Paula Creamer has four top-10s in nine events this year but hasn't won since capturing the 2010 U.S. Women's Open.

"I miss being in the winner's circle. I want to have some wins under my belt," Creamer said. "I know it's tough with our season this year, I've been struggling with the weeks off and weeks on and all that kind of stuff, and I haven't found my momentum. But it's starting to get now where we can play a couple tournaments in a row. That's what I like. I like to play and be competitive."

Despite her winless streak, Kerr remains the top-ranked American player on tour, and she relishes that.

"It's always been a goal of mine to be the No. 1 American," she said. "There's a lot of tough competition out there. It's tough to be at the top, but that's definitely where I want to be. It's good to be in that role, and I'm comfortable there."

At Locust Hill, where she ponders doing something special again.

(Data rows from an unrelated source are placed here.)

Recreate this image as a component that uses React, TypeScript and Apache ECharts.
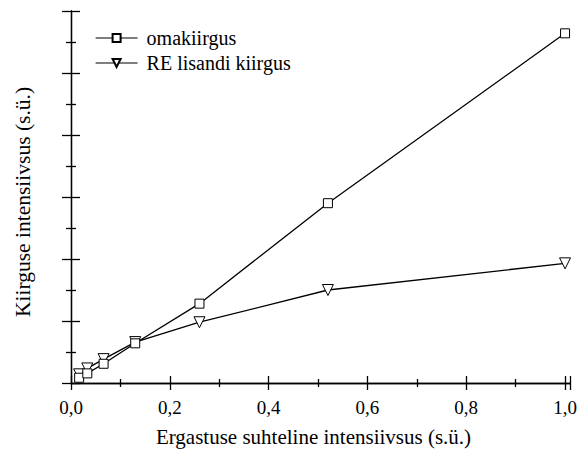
import React, { useEffect, useRef } from "react";
import * as echarts from "echarts";

const xValues = [0.0165, 0.033, 0.066, 0.13, 0.26, 0.52, 1.0];
const omakiirgus = [0.085, 0.155, 0.31, 0.64, 1.28, 2.9, 5.64];
const reLisandi = [0.14, 0.235, 0.385, 0.66, 0.98, 1.5, 1.93];
const seriesNames = ["omakiirgus", "RE lisandi kiirgus"];
const xTitle = "Ergastuse suhteline intensiivsus (s.ü.)";
const yTitle = "Kiirguse intensiivsus (s.ü.)";

const FONT = "Liberation Serif";

export default function App() {
  const ref = useRef<HTMLDivElement>(null);
  useEffect(() => {
    if (!ref.current) return;
    const chart = echarts.init(ref.current, undefined, { renderer: "svg" });
    const lineStyle = { color: "#000", width: 1.3 };
    const fmt = (v: number) => {
      const r = Math.round(v * 10);
      if (Math.abs(v * 10 - r) > 1e-6) return "";
      if (r % 2 !== 0) return "";
      return (r / 10).toFixed(1).replace(".", ",");
    };
    const xBase = {
      type: "value",
      min: 0,
      max: 1.01,
      interval: 0.2,
      axisLine: { show: true, lineStyle },
      axisTick: { show: true, inside: false, length: 7, lineStyle },
      minorTick: { show: true, splitNumber: 2, length: 4, lineStyle },
      splitLine: { show: false },
      minorSplitLine: { show: false },
    };
    const yBase = {
      type: "value",
      min: 0,
      max: 6,
      interval: 1,
      axisLine: { show: true, lineStyle },
      axisTick: { show: true, inside: false, length: 9, lineStyle },
      minorTick: { show: true, splitNumber: 2, length: 5, lineStyle },
      splitLine: { show: false },
      minorSplitLine: { show: false },
      axisLabel: { show: false },
    };
    chart.setOption({
      animation: false,
      backgroundColor: "#fff",
      textStyle: { fontFamily: FONT, color: "#000" },
      grid: { left: 71, top: 11, right: 11, bottom: 69, containLabel: false },
      legend: {
        orient: "vertical",
        left: 90,
        top: 23,
        itemWidth: 42,
        itemHeight: 10,
        itemGap: 5,
        lineStyle: { width: 1.2 },
        textStyle: {
          fontFamily: FONT,
          fontSize: 20,
          color: "#000",
          padding: [0, 0, 0, 4],
        },
        data: seriesNames,
      },
      xAxis: [
        {
          ...xBase,
          position: "bottom",
          name: xTitle,
          nameLocation: "middle",
          nameGap: 43,
          nameTextStyle: {
            fontFamily: FONT,
            fontSize: 21,
            color: "#000",
            padding: [0, 14, 0, 0],
          },
          axisLabel: {
            show: true,
            margin: 15,
            fontFamily: FONT,
            fontSize: 19,
            color: "#000",
            formatter: fmt,
          },
        },
        {
          ...xBase,
          position: "top",
          axisLabel: { show: false },
        },
      ],
      yAxis: [
        {
          ...yBase,
          position: "left",
          name: yTitle,
          nameLocation: "middle",
          nameGap: 37,
          nameRotate: 90,
          nameTextStyle: {
            fontFamily: FONT,
            fontSize: 21.5,
            color: "#000",
            padding: [0, 10, 0, 0],
          },
        },
        {
          ...yBase,
          position: "right",
        },
      ],
      series: [
        {
          name: seriesNames[0],
          type: "line",
          data: xValues.map((x, i) => [x, omakiirgus[i]]),
          symbol: "rect",
          symbolSize: 9,
          lineStyle: { color: "#000", width: 1.3 },
          itemStyle: { color: "#fff", borderColor: "#000", borderWidth: 1 },
          z: 3,
        },
        {
          name: seriesNames[1],
          type: "line",
          data: xValues.map((x, i) => [x, reLisandi[i]]),
          symbol: "triangle",
          symbolRotate: 180,
          symbolSize: 11,
          lineStyle: { color: "#000", width: 1.3 },
          itemStyle: { color: "#fff", borderColor: "#000", borderWidth: 1 },
          z: 2,
        },
      ],
    });
    return () => chart.dispose();
  }, []);
  return (
    <div
      ref={ref}
      style={{ position: "fixed", left: 0, top: 0, width: 581, height: 452 }}
    />
  );
}
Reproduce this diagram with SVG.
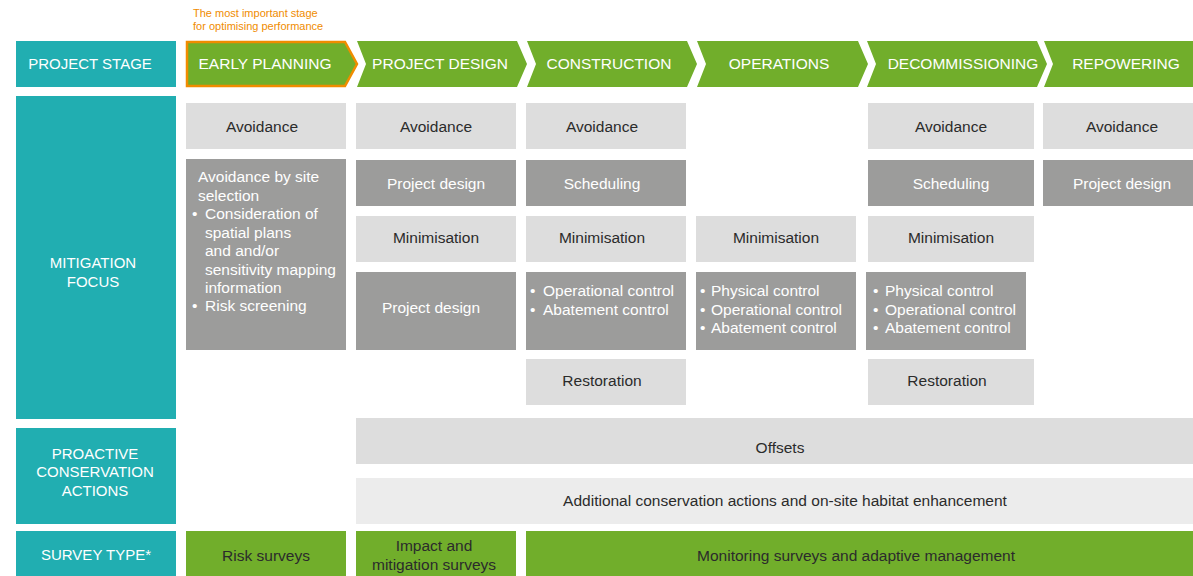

"I learned that there really are no limits to how well you can play," Kerr said. "The only limits you have are the ones that you put on yourself.

"I've won all sorts of different ways. This was a big test for me to be able to lead and keep going. I'm still trying to find that form again."

Divots: Kerr, a devotee of wine, was to host a wine-tasting this week to showcase her Curvature brand. It's a partnership with the Napa Valley's Pride Mountain Vineyards, one of the top 100 wine estates in the world, to raise money for breast cancer research and charity. ... Kerr has been in the top 10 in the rankings for 375 weeks.